-- Task description --
Reproduce the listing that follows with no differences at all.

-- Recorded data --
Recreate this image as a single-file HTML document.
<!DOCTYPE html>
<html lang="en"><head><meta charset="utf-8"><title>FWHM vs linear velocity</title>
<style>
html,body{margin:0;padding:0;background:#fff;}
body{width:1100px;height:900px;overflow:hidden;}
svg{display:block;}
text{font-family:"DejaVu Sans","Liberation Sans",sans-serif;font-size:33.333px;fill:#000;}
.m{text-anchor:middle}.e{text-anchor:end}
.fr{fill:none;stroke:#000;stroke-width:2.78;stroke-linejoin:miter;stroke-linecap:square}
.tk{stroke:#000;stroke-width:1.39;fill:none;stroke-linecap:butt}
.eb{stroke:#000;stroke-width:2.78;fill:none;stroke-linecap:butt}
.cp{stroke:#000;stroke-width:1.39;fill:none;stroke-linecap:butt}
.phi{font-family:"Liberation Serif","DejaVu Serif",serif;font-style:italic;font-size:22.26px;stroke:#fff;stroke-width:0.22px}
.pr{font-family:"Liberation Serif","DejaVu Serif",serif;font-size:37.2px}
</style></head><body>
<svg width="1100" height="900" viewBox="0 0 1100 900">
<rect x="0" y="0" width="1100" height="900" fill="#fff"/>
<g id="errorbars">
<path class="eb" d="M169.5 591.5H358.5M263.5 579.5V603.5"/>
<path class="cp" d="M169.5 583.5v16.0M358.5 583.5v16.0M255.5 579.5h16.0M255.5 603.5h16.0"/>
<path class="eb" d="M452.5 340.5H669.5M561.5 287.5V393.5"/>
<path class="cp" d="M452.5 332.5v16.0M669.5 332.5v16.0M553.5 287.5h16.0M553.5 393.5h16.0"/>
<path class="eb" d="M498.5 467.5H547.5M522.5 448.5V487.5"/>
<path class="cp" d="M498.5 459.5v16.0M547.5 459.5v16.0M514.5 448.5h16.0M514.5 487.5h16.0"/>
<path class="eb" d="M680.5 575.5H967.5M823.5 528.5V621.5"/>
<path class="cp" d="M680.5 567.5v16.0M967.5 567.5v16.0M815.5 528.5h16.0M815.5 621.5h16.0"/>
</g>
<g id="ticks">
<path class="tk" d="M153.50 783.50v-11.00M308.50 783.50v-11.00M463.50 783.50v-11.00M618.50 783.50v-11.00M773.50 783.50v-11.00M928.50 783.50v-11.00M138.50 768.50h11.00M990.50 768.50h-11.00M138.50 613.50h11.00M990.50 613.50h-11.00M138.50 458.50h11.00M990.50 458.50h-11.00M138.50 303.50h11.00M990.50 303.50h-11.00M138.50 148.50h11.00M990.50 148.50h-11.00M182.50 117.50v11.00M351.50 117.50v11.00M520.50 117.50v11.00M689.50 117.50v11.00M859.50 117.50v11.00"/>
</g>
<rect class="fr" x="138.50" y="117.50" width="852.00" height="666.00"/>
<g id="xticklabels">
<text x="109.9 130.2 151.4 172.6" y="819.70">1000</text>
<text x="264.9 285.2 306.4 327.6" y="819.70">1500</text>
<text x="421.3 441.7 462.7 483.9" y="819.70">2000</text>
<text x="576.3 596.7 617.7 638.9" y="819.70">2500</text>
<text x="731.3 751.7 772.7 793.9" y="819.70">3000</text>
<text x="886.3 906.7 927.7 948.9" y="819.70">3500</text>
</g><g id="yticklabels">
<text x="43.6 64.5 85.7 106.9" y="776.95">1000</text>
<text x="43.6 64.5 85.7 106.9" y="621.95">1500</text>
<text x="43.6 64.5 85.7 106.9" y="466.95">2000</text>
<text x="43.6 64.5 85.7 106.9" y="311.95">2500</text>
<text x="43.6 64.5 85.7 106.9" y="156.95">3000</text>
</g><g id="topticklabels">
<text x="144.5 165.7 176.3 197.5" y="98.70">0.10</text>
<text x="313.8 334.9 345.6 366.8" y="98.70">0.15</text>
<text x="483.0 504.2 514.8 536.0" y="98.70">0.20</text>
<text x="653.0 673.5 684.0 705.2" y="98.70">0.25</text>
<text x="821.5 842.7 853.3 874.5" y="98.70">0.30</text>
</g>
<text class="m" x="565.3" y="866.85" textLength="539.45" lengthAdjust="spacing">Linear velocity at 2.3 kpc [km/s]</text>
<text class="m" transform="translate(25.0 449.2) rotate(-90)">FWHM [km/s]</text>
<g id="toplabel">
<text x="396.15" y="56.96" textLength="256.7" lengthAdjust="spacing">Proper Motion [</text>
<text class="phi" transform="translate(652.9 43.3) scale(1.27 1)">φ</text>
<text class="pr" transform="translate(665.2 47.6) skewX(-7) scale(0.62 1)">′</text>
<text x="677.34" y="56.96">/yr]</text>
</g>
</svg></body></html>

-- Correct result --
Recreate this image as a single-file HTML document.
<!DOCTYPE html>
<html lang="en"><head><meta charset="utf-8"><title>FWHM vs linear velocity</title>
<style>
html,body{margin:0;padding:0;background:#fff;}
body{width:1100px;height:900px;overflow:hidden;}
svg{display:block;}
text{font-family:"DejaVu Sans","Liberation Sans",sans-serif;font-size:33.333px;fill:#000;}
.m{text-anchor:middle}.e{text-anchor:end}
.fr{fill:none;stroke:#000;stroke-width:2.78;stroke-linejoin:miter;stroke-linecap:square}
.tk{stroke:#000;stroke-width:1.39;fill:none;stroke-linecap:butt}
.eb{stroke:#000;stroke-width:2.78;fill:none;stroke-linecap:butt}
.cp{stroke:#000;stroke-width:1.39;fill:none;stroke-linecap:butt}
.phi{font-family:"Liberation Serif","DejaVu Serif",serif;font-style:italic;font-size:22.26px;stroke:#fff;stroke-width:0.22px}
.pr{font-family:"Liberation Serif","DejaVu Serif",serif;font-size:37.2px}
</style></head><body>
<svg width="1100" height="900" viewBox="0 0 1100 900">
<rect x="0" y="0" width="1100" height="900" fill="#fff"/>
<g id="errorbars">
<path class="eb" d="M169.5 591.5H358.5M263.5 579.5V603.5"/>
<path class="cp" d="M169.5 583.5v16.0M358.5 583.5v16.0M255.5 579.5h16.0M255.5 603.5h16.0"/>
<path class="eb" d="M452.5 340.5H669.5M561.5 287.5V393.5"/>
<path class="cp" d="M452.5 332.5v16.0M669.5 332.5v16.0M553.5 287.5h16.0M553.5 393.5h16.0"/>
<path class="eb" d="M498.5 467.5H547.5M522.5 448.5V487.5"/>
<path class="cp" d="M498.5 459.5v16.0M547.5 459.5v16.0M514.5 448.5h16.0M514.5 487.5h16.0"/>
<path class="eb" d="M680.5 575.5H967.5M823.5 528.5V621.5"/>
<path class="cp" d="M680.5 567.5v16.0M967.5 567.5v16.0M815.5 528.5h16.0M815.5 621.5h16.0"/>
</g>
<g id="ticks">
<path class="tk" d="M153.50 783.50v-11.00M308.50 783.50v-11.00M463.50 783.50v-11.00M618.50 783.50v-11.00M773.50 783.50v-11.00M928.50 783.50v-11.00M138.50 768.50h11.00M990.50 768.50h-11.00M138.50 613.50h11.00M990.50 613.50h-11.00M138.50 458.50h11.00M990.50 458.50h-11.00M138.50 303.50h11.00M990.50 303.50h-11.00M138.50 148.50h11.00M990.50 148.50h-11.00M182.50 117.50v11.00M351.50 117.50v11.00M520.50 117.50v11.00M689.50 117.50v11.00M859.50 117.50v11.00"/>
</g>
<rect class="fr" x="138.50" y="117.50" width="852.00" height="666.00"/>
<g id="xticklabels">
<text x="109.9 130.2 151.4 172.6" y="819.70">1000</text>
<text x="264.9 285.2 306.4 327.6" y="819.70">1500</text>
<text x="421.3 441.7 462.7 483.9" y="819.70">2000</text>
<text x="576.3 596.7 617.7 638.9" y="819.70">2500</text>
<text x="731.3 751.7 772.7 793.9" y="819.70">3000</text>
<text x="886.3 906.7 927.7 948.9" y="819.70">3500</text>
</g><g id="yticklabels">
<text x="43.6 64.5 85.7 106.9" y="776.95">1000</text>
<text x="43.6 64.5 85.7 106.9" y="621.95">1500</text>
<text x="43.6 64.5 85.7 106.9" y="466.95">2000</text>
<text x="43.6 64.5 85.7 106.9" y="311.95">2500</text>
<text x="43.6 64.5 85.7 106.9" y="156.95">3000</text>
</g><g id="topticklabels">
<text x="144.5 165.7 176.3 197.5" y="98.70">0.10</text>
<text x="313.8 334.9 345.6 366.8" y="98.70">0.15</text>
<text x="483.0 504.2 514.8 536.0" y="98.70">0.20</text>
<text x="653.0 673.5 684.0 705.2" y="98.70">0.25</text>
<text x="821.5 842.7 853.3 874.5" y="98.70">0.30</text>
</g>
<text class="m" x="565.3" y="866.85" textLength="539.45" lengthAdjust="spacing">Linear velocity at 2.3 kpc [km/s]</text>
<text class="m" transform="translate(25.0 449.2) rotate(-90)">FWHM [km/s]</text>
<g id="toplabel">
<text x="396.15" y="56.96" textLength="256.7" lengthAdjust="spacing">Proper Motion [</text>
<text class="phi" transform="translate(652.9 43.3) scale(1.27 1)">φ</text>
<text class="pr" transform="translate(665.2 47.6) skewX(-7) scale(0.62 1)">′</text>
<text x="677.34" y="56.96">/yr]</text>
</g>
</svg></body></html>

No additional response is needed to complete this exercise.